IRS Closes Audit of $375 Million From Pennsylvania Agency Without Action

WASHINGTON - The Internal Revenue Service has closed its examination of $375 million of local government revenue bonds sold by the Delaware Valley Regional Finance Authority in 2002 without taking any action.

The IRS action was disclosed by the authority Friday in a material event notice submitted to the nationally recognized municipal securities information repositories. The bonds, which financed a revolving loan program for local governments and school districts in four Pennsylvania counties, were selected by the IRS for a random audit in early January.

"I can't say I'm pleased to be part of a random audit, but the service recognized that the audit needed to be done quickly," Lucien B. Calhoun, president of Calhoun, Baker Inc. in Flourtown, Pa., the administrator of the authority's revolving loan program, said yesterday.

Calhoun said that in 2005 the IRS audited an almost identical bond transaction done by the authority in 1997 and concluded that there should be no change to the tax status of the bonds.

"We filed material event notices with both audits," Calhoun said. "The first time, there really wasn't a ripple. This time there was because of all the insanity in the market right now. In fact, the audit really did impact both the willingness of participants to take loans from the authority and the willingness of some credit facility providers to provide credit facilities."

"You couldn't get anybody interested in the pool who was not already involved," he added.

The proceeds of the 2002 bonds were all used to originate loans the first year after the bonds were issued, Calhoun said. The transaction involved $375 million of fixed-rate bonds that were swapped to a variable rate. The swap allows the program to stay viable when interest rates drop, he said.

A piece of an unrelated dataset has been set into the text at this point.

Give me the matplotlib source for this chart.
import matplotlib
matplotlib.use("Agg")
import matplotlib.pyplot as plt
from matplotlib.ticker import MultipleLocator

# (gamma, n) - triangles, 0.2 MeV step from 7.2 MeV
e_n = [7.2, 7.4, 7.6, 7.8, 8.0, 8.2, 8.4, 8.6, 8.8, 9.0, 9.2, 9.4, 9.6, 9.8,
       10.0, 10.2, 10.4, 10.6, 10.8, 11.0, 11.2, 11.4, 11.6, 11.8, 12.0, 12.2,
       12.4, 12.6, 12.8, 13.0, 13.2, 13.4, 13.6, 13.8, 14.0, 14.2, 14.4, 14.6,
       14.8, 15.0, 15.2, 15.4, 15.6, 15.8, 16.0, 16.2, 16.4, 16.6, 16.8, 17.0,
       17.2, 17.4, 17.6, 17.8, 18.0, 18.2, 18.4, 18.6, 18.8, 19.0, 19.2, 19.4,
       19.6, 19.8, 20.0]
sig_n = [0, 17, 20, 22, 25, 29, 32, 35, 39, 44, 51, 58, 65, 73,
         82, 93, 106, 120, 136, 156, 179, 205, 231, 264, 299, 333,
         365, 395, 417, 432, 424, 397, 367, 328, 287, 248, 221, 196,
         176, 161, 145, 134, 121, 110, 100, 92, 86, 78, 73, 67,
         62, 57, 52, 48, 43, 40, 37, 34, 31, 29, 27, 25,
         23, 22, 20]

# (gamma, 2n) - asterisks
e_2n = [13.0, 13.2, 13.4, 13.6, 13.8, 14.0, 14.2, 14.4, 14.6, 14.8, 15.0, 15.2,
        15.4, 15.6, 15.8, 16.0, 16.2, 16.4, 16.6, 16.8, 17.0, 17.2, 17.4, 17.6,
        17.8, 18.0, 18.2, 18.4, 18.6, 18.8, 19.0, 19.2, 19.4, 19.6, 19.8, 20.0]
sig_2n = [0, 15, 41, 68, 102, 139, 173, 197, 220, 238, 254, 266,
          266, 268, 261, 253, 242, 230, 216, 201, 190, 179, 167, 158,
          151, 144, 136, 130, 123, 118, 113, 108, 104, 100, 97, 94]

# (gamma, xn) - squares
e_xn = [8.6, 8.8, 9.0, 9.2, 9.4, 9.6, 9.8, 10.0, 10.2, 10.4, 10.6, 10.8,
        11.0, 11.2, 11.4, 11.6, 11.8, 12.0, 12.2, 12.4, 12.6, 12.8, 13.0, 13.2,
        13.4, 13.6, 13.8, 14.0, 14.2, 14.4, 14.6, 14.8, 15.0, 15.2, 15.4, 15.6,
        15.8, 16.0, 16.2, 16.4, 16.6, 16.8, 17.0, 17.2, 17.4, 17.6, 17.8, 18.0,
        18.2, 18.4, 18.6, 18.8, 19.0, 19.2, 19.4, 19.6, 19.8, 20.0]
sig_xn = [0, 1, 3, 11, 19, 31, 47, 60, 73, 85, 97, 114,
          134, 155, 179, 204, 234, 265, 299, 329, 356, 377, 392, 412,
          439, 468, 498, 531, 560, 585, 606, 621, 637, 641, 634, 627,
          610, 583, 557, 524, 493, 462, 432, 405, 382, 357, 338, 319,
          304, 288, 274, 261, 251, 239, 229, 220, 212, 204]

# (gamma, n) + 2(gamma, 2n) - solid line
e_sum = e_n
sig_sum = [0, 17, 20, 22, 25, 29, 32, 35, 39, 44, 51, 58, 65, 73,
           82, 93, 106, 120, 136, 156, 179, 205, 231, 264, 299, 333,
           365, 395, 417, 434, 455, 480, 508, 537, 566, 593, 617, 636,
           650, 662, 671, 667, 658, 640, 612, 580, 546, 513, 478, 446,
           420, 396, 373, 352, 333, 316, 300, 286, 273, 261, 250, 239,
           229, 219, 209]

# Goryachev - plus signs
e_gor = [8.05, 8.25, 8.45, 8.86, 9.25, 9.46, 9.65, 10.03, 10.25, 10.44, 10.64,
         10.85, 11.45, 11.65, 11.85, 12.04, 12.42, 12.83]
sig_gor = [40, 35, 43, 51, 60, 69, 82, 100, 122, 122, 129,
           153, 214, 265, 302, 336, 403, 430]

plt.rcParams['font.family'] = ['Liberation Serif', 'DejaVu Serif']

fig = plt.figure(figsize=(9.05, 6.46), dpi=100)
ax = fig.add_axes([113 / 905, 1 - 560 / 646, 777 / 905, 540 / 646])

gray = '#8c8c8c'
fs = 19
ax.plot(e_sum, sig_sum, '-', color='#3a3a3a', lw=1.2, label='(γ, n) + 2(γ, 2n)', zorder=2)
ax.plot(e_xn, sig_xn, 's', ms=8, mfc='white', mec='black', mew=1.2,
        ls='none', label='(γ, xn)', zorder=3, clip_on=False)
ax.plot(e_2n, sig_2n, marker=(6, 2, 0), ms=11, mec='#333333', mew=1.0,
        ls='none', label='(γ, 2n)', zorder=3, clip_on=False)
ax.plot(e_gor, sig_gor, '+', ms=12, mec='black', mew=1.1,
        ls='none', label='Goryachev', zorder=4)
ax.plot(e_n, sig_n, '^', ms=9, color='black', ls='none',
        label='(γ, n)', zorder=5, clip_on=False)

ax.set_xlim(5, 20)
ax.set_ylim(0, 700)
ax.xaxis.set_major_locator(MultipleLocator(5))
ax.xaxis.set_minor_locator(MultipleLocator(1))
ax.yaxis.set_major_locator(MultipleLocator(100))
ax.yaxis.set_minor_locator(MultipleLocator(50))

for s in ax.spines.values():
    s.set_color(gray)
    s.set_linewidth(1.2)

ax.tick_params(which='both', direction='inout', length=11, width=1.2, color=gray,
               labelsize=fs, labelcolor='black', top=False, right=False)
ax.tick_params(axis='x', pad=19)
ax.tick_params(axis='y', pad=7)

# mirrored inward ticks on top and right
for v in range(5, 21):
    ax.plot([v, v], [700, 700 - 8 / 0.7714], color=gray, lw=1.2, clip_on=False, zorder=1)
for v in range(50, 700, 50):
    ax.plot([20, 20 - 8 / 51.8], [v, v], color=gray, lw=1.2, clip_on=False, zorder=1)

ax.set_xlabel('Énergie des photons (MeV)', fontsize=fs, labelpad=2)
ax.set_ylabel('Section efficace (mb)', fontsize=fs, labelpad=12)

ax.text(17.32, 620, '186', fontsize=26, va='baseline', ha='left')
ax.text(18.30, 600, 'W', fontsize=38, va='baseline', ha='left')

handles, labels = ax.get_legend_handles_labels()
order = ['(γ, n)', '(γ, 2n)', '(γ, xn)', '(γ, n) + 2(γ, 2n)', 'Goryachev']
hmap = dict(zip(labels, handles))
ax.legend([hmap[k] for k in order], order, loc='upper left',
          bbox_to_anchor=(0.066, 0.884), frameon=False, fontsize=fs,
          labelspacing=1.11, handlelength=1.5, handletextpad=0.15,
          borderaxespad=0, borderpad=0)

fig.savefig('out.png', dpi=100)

Local governments can either borrow money at a variable rate or arrange for the authority to swap the bonds back to fixed rate. The proceeds to be used for loans are put into a guaranteed investment contract, which can be drawn down when the loans are originated.

The authority was created in 1985 to issue debt and provide loans to local borrowers, mostly within Bucks, Chester, Delaware, and Montgomery counties in Pennsylvania. Occasionally it will originate loans outside of the counties. Calhoun said the authority has sold roughly six series of bonds, with just about $1.2 billion of bonds outstanding, and has originated about 350 loans totaling about $2.3 billion to more than 200 local governments and school districts since it was created.

The lead underwriters on the 2002 transaction were Salomon Smith Barney, now Citi, and Merrill Lynch & Co., which served as swap counterparty at issuance and in any swaps done after the bonds are issued. Co-underwriters were the now-defunct Dolphin & Bradbury Inc., the current target of several enforcement cases and lawsuits that are unrelated to these bonds, First American Municipals Inc., and Janney Montgomery Scott LLC.

Bond counsel was Blank Rome Comisky & McCauley, now Blank Rome LLP. Underwriters' counsel was Conrad, O'Brien, Gellman & Rohn PC and Clifford Chance Rogers & Wells LLP, now Clifford Chance U.S. LLP. Carmen P. Belefonte in Media, Pa., was counsel to the authority.